This project explores semantic jailbreaking techniques to bypass or extend the capabilities of Language Models (LLMs) by manipulating the input in a way that the model interprets differently from its intended design constraints. By leveraging this approach, the project aims to analyze, document, and potentially mitigate jailbreaking tactics on language models.
Language models are increasingly integrated into various applications, yet they can be susceptible to "jailbreak" attempts where input manipulation forces the model to bypass its constraints. This project investigates semantic methods for jailbreaking, contributing to both the understanding and potential mitigation of such vulnerabilities. By understanding how models interpret language differently from expectations, we aim to provide a framework to enhance LLM safety and robustness.

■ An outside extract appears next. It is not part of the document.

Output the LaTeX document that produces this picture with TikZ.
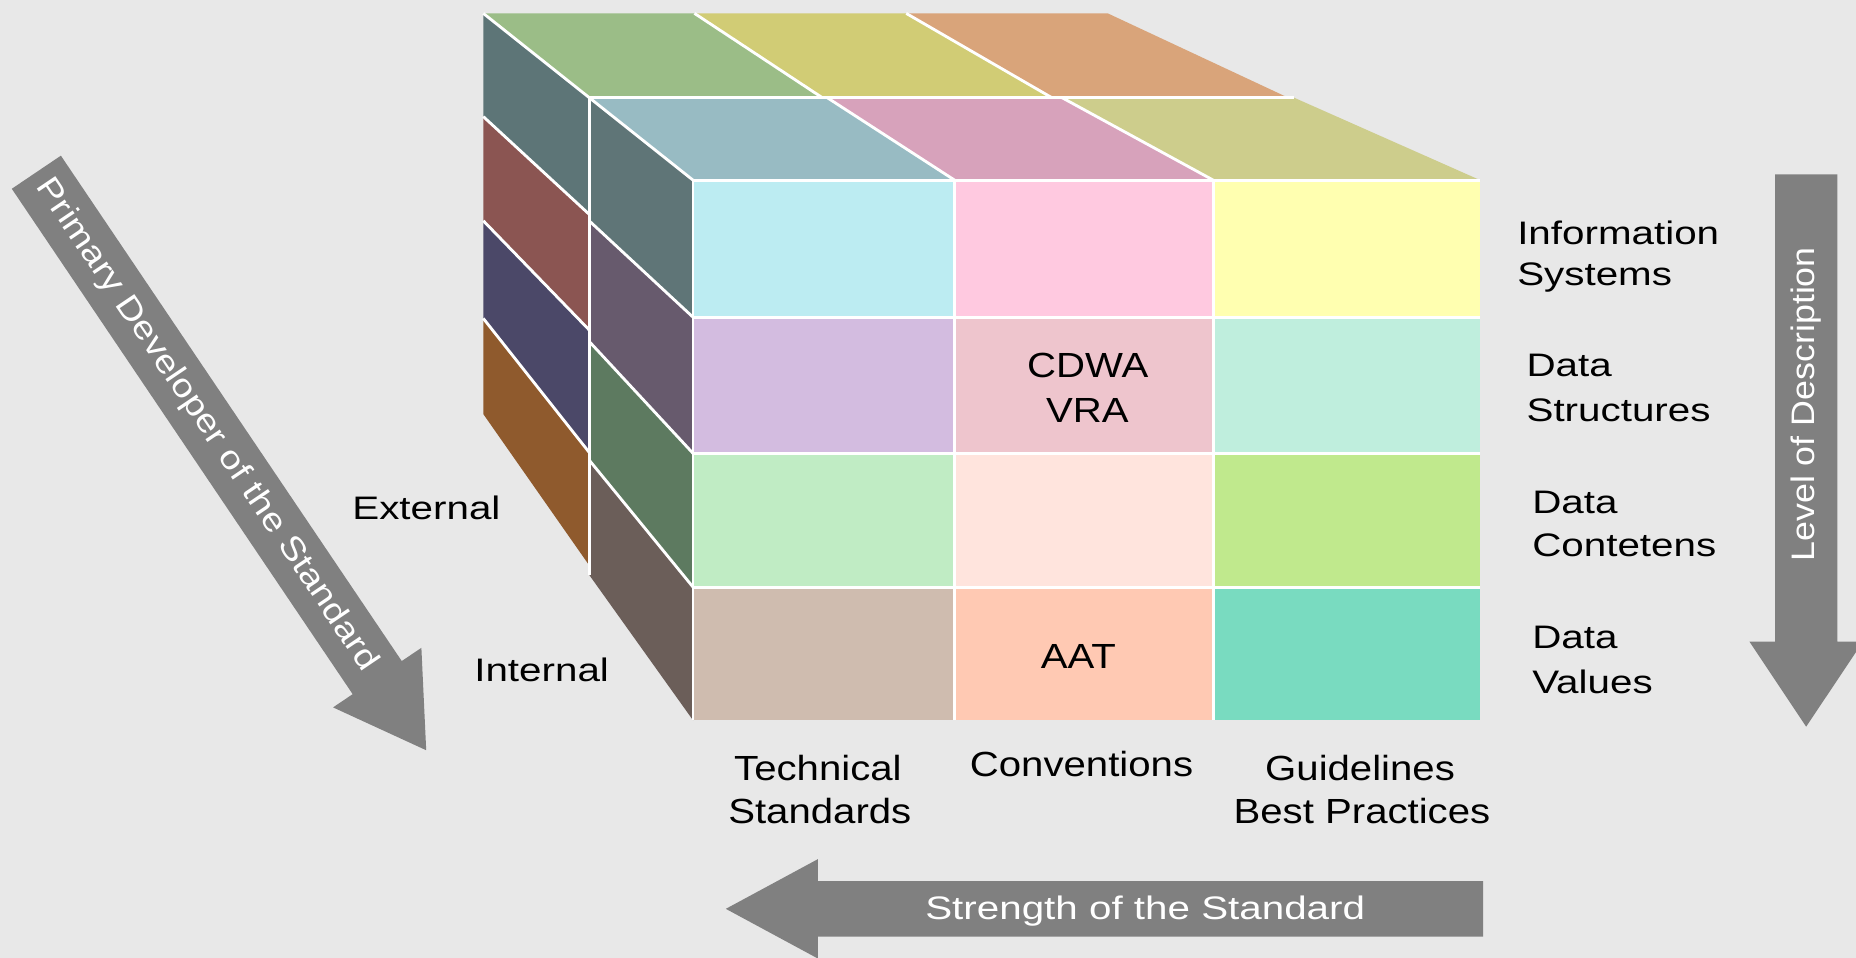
\documentclass[tikz,border=0pt]{standalone}
\usepackage{fontspec}
\setmainfont{Liberation Sans}
\newfontfamily\fA[FakeStretch=1.24]{Liberation Sans}
\newfontfamily\fB[FakeStretch=1.15]{Liberation Sans}
\newfontfamily\fC[FakeStretch=1.10]{Liberation Sans}
\newfontfamily\fD[FakeStretch=1.17]{Liberation Sans}
\definecolor{bg}{HTML}{E8E8E8}
\definecolor{agray}{HTML}{808080}
% top back row
\definecolor{tbA}{HTML}{9BBD87}
\definecolor{tbB}{HTML}{D1CC75}
\definecolor{tbC}{HTML}{D9A47A}
% top front row
\definecolor{tfA}{HTML}{98BBC3}
\definecolor{tfB}{HTML}{D7A2BB}
\definecolor{tfC}{HTML}{CDCD8C}
% back column (side)
\definecolor{sbA}{HTML}{5D7577}
\definecolor{sbB}{HTML}{8B5552}
\definecolor{sbC}{HTML}{4B4868}
\definecolor{sbD}{HTML}{8F5A2D}
% front column (side)
\definecolor{sfA}{HTML}{5F7577}
\definecolor{sfB}{HTML}{675A6D}
\definecolor{sfC}{HTML}{5D7A60}
\definecolor{sfD}{HTML}{6B5E59}
% front face
\definecolor{cAa}{HTML}{BCECF2}
\definecolor{cAb}{HTML}{FFC9E0}
\definecolor{cAc}{HTML}{FFFFB0}
\definecolor{cBa}{HTML}{D3BCE0}
\definecolor{cBb}{HTML}{EEC5CD}
\definecolor{cBc}{HTML}{BFEEDD}
\definecolor{cCa}{HTML}{C0ECC4}
\definecolor{cCb}{HTML}{FFE4DD}
\definecolor{cCc}{HTML}{C0E98D}
\definecolor{cDa}{HTML}{CFBCAF}
\definecolor{cDb}{HTML}{FFC9B3}
\definecolor{cDc}{HTML}{79DBC0}
\newcommand\quadface[5]{\fill[fill=#1] #2 -- #3 -- #4 -- #5 -- cycle;}
\begin{document}
\begin{tikzpicture}[x=1pt,y=-1pt,
  sep/.style={draw=white, line width=2.4pt},
  garrow/.style={fill=agray, draw=none},
  lblA/.style={font=\fA\fontsize{27.5}{36.5}\selectfont, inner sep=0pt, text=black},
  lblB/.style={font=\fB\fontsize{29.5}{37}\selectfont, inner sep=0pt, text=black},
  lblC/.style={font=\fC\fontsize{27.5}{33}\selectfont, inner sep=0pt, text=white},
  lblD/.style={font=\fD\fontsize{27.5}{33}\selectfont, inner sep=0pt, text=white}]
\useasboundingbox (0,0) rectangle (1568,809);
\fill[bg] (0,0) rectangle (1568,809);

% ---------- back slab ----------
\quadface{sbA}{(408.3,11.3)}{(497.7,82.4)}{(497.7,181)}{(408.3,98.5)}
\quadface{sbB}{(408.3,98.5)}{(497.7,181)}{(497.7,278.7)}{(408.3,186.5)}
\quadface{sbC}{(408.3,186.5)}{(497.7,278.7)}{(497.7,382.1)}{(408.3,269)}
\quadface{sbD}{(408.3,269)}{(497.7,382.1)}{(497.7,477.5)}{(408.3,349.8)}
\quadface{tbA}{(408.3,11.3)}{(586.7,11.3)}{(694.5,82.4)}{(497.7,82.4)}
\quadface{tbB}{(586.7,11.3)}{(765.6,11.3)}{(888.4,82.4)}{(694.5,82.4)}
\quadface{tbC}{(765.6,11.3)}{(935.9,11.3)}{(1088,82.4)}{(888.4,82.4)}

% ---------- front slab ----------
\quadface{sfA}{(497.7,82.4)}{(585.5,152.2)}{(585.5,268)}{(497.7,186.5)}
\quadface{sfB}{(497.7,186.5)}{(585.5,268)}{(585.5,383)}{(497.7,288.4)}
\quadface{sfC}{(497.7,288.4)}{(585.5,383)}{(585.5,496)}{(497.7,388.6)}
\quadface{sfD}{(497.7,388.6)}{(585.5,496)}{(585.5,608.5)}{(497.7,485.6)}
\quadface{tfA}{(497.7,82.4)}{(698.7,82.4)}{(806.5,152.2)}{(585.5,152.2)}
\quadface{tfB}{(698.7,82.4)}{(897,82.4)}{(1025,152.2)}{(806.5,152.2)}
\quadface{tfC}{(897,82.4)}{(1093,82.4)}{(1250.5,152.2)}{(1025,152.2)}

% front face cells
\fill[cAa] (585.5,152.2) rectangle (806.5,268);
\fill[cAb] (806.5,152.2) rectangle (1025,268);
\fill[cAc] (1025,152.2) rectangle (1250.5,268);
\fill[cBa] (585.5,268) rectangle (806.5,383);
\fill[cBb] (806.5,268) rectangle (1025,383);
\fill[cBc] (1025,268) rectangle (1250.5,383);
\fill[cCa] (585.5,383) rectangle (806.5,496);
\fill[cCb] (806.5,383) rectangle (1025,496);
\fill[cCc] (1025,383) rectangle (1250.5,496);
\fill[cDa] (585.5,496) rectangle (806.5,608.5);
\fill[cDb] (806.5,496) rectangle (1025,608.5);
\fill[cDc] (1025,496) rectangle (1250.5,608.5);

% ---------- white separators (internal edges only) ----------
% back column
\draw[sep] (408.3,98.5) -- (497.7,181);
\draw[sep] (408.3,186.5) -- (497.7,278.7);
\draw[sep] (408.3,269) -- (497.7,382.1);
% back top row
\draw[sep] (408.3,11.3) -- (497.7,82.4);
\draw[sep] (586.7,11.3) -- (694.5,82.4);
\draw[sep] (765.6,11.3) -- (888.4,82.4);
% front slab boundary with back slab
\draw[sep] (497.7,485.6) -- (497.7,82.4) -- (1093,82.4);
% front column
\draw[sep] (497.7,82.4) -- (585.5,152.2);
\draw[sep] (497.7,186.5) -- (585.5,268);
\draw[sep] (497.7,288.4) -- (585.5,383);
\draw[sep] (497.7,388.6) -- (585.5,496);
% front top row
\draw[sep] (698.7,82.4) -- (806.5,152.2);
\draw[sep] (897,82.4) -- (1025,152.2);
% front face grid
\draw[sep] (585.5,608.5) -- (585.5,152.2) -- (1250.5,152.2);
\draw[sep] (806.5,152.2) -- (806.5,608.5);
\draw[sep] (1025,152.2) -- (1025,608.5);
\draw[sep] (585.5,268) -- (1250.5,268);
\draw[sep] (585.5,383) -- (1250.5,383);
\draw[sep] (585.5,496) -- (1250.5,496);

% cell texts
\node[lblB, anchor=base] (cdwa) at (919,318.9) {CDWA};
\node[lblB, anchor=base] (vra) at (918.6,357.1) {VRA};
\node[lblB, anchor=base] (aat) at (911,565) {AAT};

% row labels
\node[lblA, anchor=base west] (info1) at (1281.6,206.5) {Information};
\node[lblA, anchor=base west] (info2) at (1281.6,241.6) {Systems};
\node[lblA, anchor=base west] (ds1) at (1289.5,318.2) {Data};
\node[lblA, anchor=base west] (ds2) at (1289.5,355.7) {Structures};
\node[lblA, anchor=base west] (dc1) at (1294.3,434) {Data};
\node[lblA, anchor=base west] (dc2) at (1294.3,470) {Contetens};
\node[lblA, anchor=base west] (dv1) at (1294.3,548.2) {Data};
\node[lblA, anchor=base west] (dv2) at (1294.3,585.7) {Values};

% depth labels
\node[lblA, anchor=base west] (ext) at (297.5,439.3) {External};
\node[lblA, anchor=base west] (int) at (400.5,575.9) {Internal};

% column labels
\node[lblB, anchor=base] (tech1) at (691,659) {Technical};
\node[lblB, anchor=base] (tech2) at (692.6,696) {Standards};
\node[lblB, anchor=base] (conv) at (913.7,656.2) {Conventions};
\node[lblB, anchor=base] (guid1) at (1149,659) {Guidelines};
\node[lblB, anchor=base] (guid2) at (1150.6,696) {Best Practices};

% ---------- arrows ----------
\begin{scope}[shift={(30.7,145.5)}, rotate=-56]
  \fill[garrow] (0,-25) -- (515,-25) -- (515,-45) -- (589,0) -- (515,45) -- (515,25) -- (0,25) -- cycle;
\end{scope}
\node[lblD, rotate=-56] (prim) at (174.6,359) {Primary Developer of the Standard};

\fill[garrow] (1499.6,147.3) -- (1552.2,147.3) -- (1552.2,542) -- (1573.9,542)
  -- (1525.9,613.9) -- (1477.9,542) -- (1499.6,542) -- cycle;
\node[lblC, rotate=90] (level) at (1525.6,341.6) {Level of Description};

\fill[garrow] (1253,744.3) -- (1253,791.3) -- (691,791.3) -- (691,809.8)
  -- (613.2,767.8) -- (691,725.8) -- (691,744.3) -- cycle;
\node[lblA, text=white, anchor=base] (strength) at (967.5,777) {Strength of the Standard};
\end{tikzpicture}
\end{document}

Log into a linux machine with Anaconda installed.
In the terminal do:
- Clone the repository:
git clone git@github.com:KarlaMun/Semantic-Jailbreak-with-LLM.git
- Access the code:
cd Semantic-Jailbreak-with-LLM
- Install the conda enviroment:
conda env create -f config.yml
conda activate llm-env
conda develop .
3.1 Update the conda enviroment:
conda env update --file config.yml --prune
Semantic Jailbreak Methods: Techniques for crafting inputs that bypass LLM safeguards.
Analysis of Model Responses: Tools to evaluate the LLM's output in response to jailbreaking attempts.
This project is licensed under the MIT License.